Honeybee Larvae and Pupae
Take a handful of larvae and brown in a lightly oil skillet . Drain and sprinkle with salt and paprika. You can also eat the larvae raw if you aren't squeamish. In the woods, try gathering wild honeybee larvae as well as the larvae and pupae of wasps, and bumblebees. Of course, there is the occupational hazard of trying to harvest unwilling bees loaded with stingers. The adults can be boiled and added to soups and stews.

Ants
Try adding dried and roasted ants as a topping to salads and other meat dishes. The formic acid they contains can sometimes add a nice whang to the dish.

Grasshoppers, Crickets, Katydids, and Locusts
These are by far my favorite insects to eat. They can be eaten fried, roasted on hot rocks, ground and made into soup, and sprinkled over other dishes. Simply remove the distal portions of the legs, the wings and with grasshopper and locusts, carefully pull of the head to remove the entrails. On cool mornings you can catch great quantities of sluggish grasshoppers, and katydids. Don't eat raw grasshoppers and katydids as they can carry nematodes which are perfectly happy to take on a human host.

Earthworms
Have you ever fiddled earthworms or used black walnut hulls to force them to the surface? You might be surprised at how many you can harvest with these two methods. Take earthworms, let them purge their alimentary canals of waste materials for a day and then dry, grind and add as an extra to any other food you have cooking on the campfire for a nice protein rich addition. Earthworms also make a very nice smooth pate.

Snails
I absolutely love to eat snails which have been sauteed in wine, garlic and butter. In many areas during moist warm weather you can gather large quantities of these slow moving mollusks. Purge for 24 hours, and cook as mentioned above. You can stuff them back in the shell or simply eat as is. There are few regular foods which are such a taste treat.

The insects listed above are only a few of the countless you can experiment with as culinary additions to your diet.

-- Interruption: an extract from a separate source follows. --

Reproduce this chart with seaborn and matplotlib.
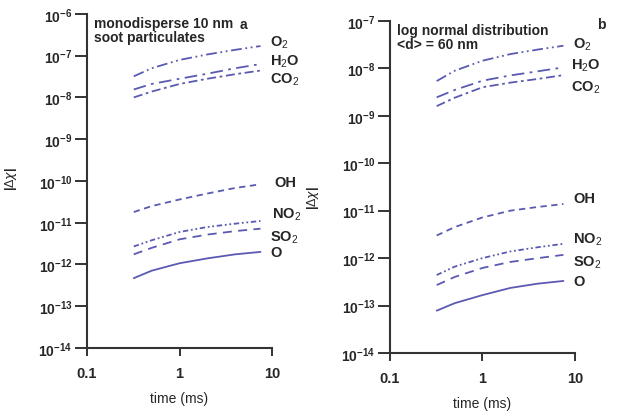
import numpy as np
import pandas as pd
import matplotlib
matplotlib.use("Agg")
import matplotlib.pyplot as plt
import matplotlib.ticker as mticker
import seaborn as sns

# ── data ─────────────────────────────────────────────────────────────────────
time_ms = [0.32, 0.5, 1.0, 2.0, 4.0, 7.5]
species = ["O2", "H2O", "CO2", "OH", "NO2", "SO2", "O"]

# panel a: monodisperse 10 nm soot
a_O2 = [3.2e-8, 5.0e-8, 7.9e-8, 1.07e-7, 1.38e-7, 1.7e-7]
a_H2O = [1.55e-8, 2.1e-8, 2.8e-8, 3.7e-8, 5.0e-8, 6.3e-8]
a_CO2 = [1.0e-8, 1.38e-8, 2.1e-8, 2.8e-8, 3.6e-8, 4.4e-8]
a_OH = [1.8e-11, 2.5e-11, 3.6e-11, 5.0e-11, 6.8e-11, 8.3e-11]
a_NO2 = [2.7e-12, 3.8e-12, 6.0e-12, 7.9e-12, 9.5e-12, 1.1e-11]
a_SO2 = [1.75e-12, 2.5e-12, 4.0e-12, 5.2e-12, 6.3e-12, 7.2e-12]
a_O = [4.7e-13, 7.1e-13, 1.07e-12, 1.4e-12, 1.75e-12, 2.0e-12]

# panel b: log normal distribution, <d> = 60 nm
b_O2 = [5.4e-9, 8.9e-9, 1.45e-8, 2.0e-8, 2.5e-8, 3.0e-8]
b_H2O = [2.45e-9, 3.5e-9, 5.5e-9, 7.1e-9, 8.7e-9, 1.05e-8]
b_CO2 = [1.6e-9, 2.4e-9, 4.0e-9, 5.0e-9, 6.0e-9, 7.2e-9]
b_OH = [3.0e-12, 4.5e-12, 7.2e-12, 1.0e-11, 1.2e-11, 1.38e-11]
b_NO2 = [4.4e-13, 6.6e-13, 1.0e-12, 1.38e-12, 1.7e-12, 2.0e-12]
b_SO2 = [2.7e-13, 4.0e-13, 6.2e-13, 8.3e-13, 1.0e-12, 1.17e-12]
b_O = [7.8e-14, 1.12e-13, 1.66e-13, 2.35e-13, 2.9e-13, 3.3e-13]

labels_tex = {"O2": r"O$_2$", "H2O": r"H$_2$O", "CO2": r"CO$_2$", "OH": "OH",
              "NO2": r"NO$_2$", "SO2": r"SO$_2$", "O": "O"}

LINE_COLOR = "#5a5ab2"
styles = {
    "O2": (0, (6, 2, 1, 2, 1, 2)),
    "H2O": (0, (7, 3, 1.5, 3)),
    "CO2": (0, (5, 2, 1.5, 2)),
    "OH": (0, (3.5, 2.5)),
    "NO2": (0, (3, 1.5, 1, 1.5, 1, 1.5)),
    "SO2": (0, (5, 3.5)),
    "O": "-",
}


def build_frame(series):
    rows = []
    for sp, vals in zip(species, series):
        for t, v in zip(time_ms, vals):
            rows.append({"time": t, "dchi": v, "species": sp})
    return pd.DataFrame(rows)


df_a = build_frame([a_O2, a_H2O, a_CO2, a_OH, a_NO2, a_SO2, a_O])
df_b = build_frame([b_O2, b_H2O, b_CO2, b_OH, b_NO2, b_SO2, b_O])

sns.set_theme(style="ticks")
plt.rcParams["font.family"] = ["Liberation Sans", "DejaVu Sans"]
plt.rcParams["mathtext.fontset"] = "custom"
plt.rcParams["mathtext.rm"] = "Liberation Sans"
plt.rcParams["mathtext.bf"] = "Liberation Sans:bold"

fig = plt.figure(figsize=(6.18, 4.14), dpi=100)
ax_a = fig.add_axes([0.1408, 0.157, 0.2994, 0.807])
ax_b = fig.add_axes([0.631, 0.145, 0.2994, 0.802])

# label pixel offsets (dx, dy) relative to each line end
offs_a = {"O2": (10, 4), "H2O": (10, 3), "CO2": (10, -8), "OH": (14, 2),
          "NO2": (12, 7), "SO2": (10, -8), "O": (10, 0)}
offs_b = {"O2": (10, 2), "H2O": (8, 3), "CO2": (8, -12), "OH": (10, 6),
          "NO2": (10, 5), "SO2": (10, -7), "O": (10, 0)}


def draw_panel(ax, df, ylim, offs, note, letter, letter_xy, ylab_y):
    for sp in species:
        sub = df[df["species"] == sp]
        sns.lineplot(data=sub, x="time", y="dchi", ax=ax, color=LINE_COLOR,
                     linestyle=styles[sp], linewidth=1.3, legend=False)
        last = sub.iloc[-1]
        ax.annotate(labels_tex[sp], xy=(last["time"], last["dchi"]),
                    xytext=offs[sp], textcoords="offset pixels",
                    fontsize=10.5, fontweight="bold", va="center", ha="left",
                    annotation_clip=False)
    ax.set_xscale("log")
    ax.set_yscale("log")
    ax.set_xlim(0.1, 10)
    ax.set_ylim(*ylim)
    ax.xaxis.set_major_locator(mticker.FixedLocator([0.1, 1, 10]))
    ax.xaxis.set_major_formatter(mticker.FixedFormatter(["0.1", "1", "10"]))
    ax.xaxis.set_minor_locator(mticker.NullLocator())
    ax.yaxis.set_major_locator(mticker.LogLocator(base=10, numticks=20))
    ax.yaxis.set_minor_locator(mticker.NullLocator())
    for s in ["top", "right"]:
        ax.spines[s].set_visible(False)
    for s in ["left", "bottom"]:
        ax.spines[s].set_linewidth(1.5)
        ax.spines[s].set_color("#333333")
    ax.tick_params(axis="y", direction="out", length=8.5, width=1.4,
                   color="#333333", labelsize=10, pad=2)
    ax.tick_params(axis="x", direction="out", length=6, width=1.4,
                   color="#333333", labelsize=10.5, pad=7)
    for lab in ax.get_xticklabels() + ax.get_yticklabels():
        lab.set_fontweight("bold")
    ax.set_xlabel("time (ms)", fontsize=10)
    ax.set_ylabel(r"|$\Delta\chi$|", fontsize=9, fontweight="bold")
    ax.yaxis.set_label_coords(-0.37, ylab_y)
    ax.xaxis.set_label_coords(0.5, -0.13)
    ax.text(0.04, 0.995, note, transform=ax.transAxes, fontsize=10,
            fontweight="bold", va="top", ha="left", linespacing=1.05)
    ax.text(letter_xy[0], letter_xy[1], letter, transform=ax.transAxes,
            fontsize=10, fontweight="bold", va="center", ha="center")


draw_panel(ax_a, df_a, (1e-14, 1e-6), offs_a,
           "monodisperse 10 nm\nsoot particulates", "a", (0.845, 0.97), 0.51)
draw_panel(ax_b, df_b, (1e-14, 1e-7), offs_b,
           "log normal distribution\n<d> = 60 nm", "b", (1.14, 0.99), 0.47)

fig.savefig("out.png", dpi=100)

You are only limited by your willingness to set aside culture preconceptions about eating insects. Open your mind and your mouth, and experience what you might be surprised to find you enjoy and, munch away. Pound for pound insects offer us an option when trying to find a ready source of
protein on survival outings or, simply as creative alternatives to our hum drum everyday diets.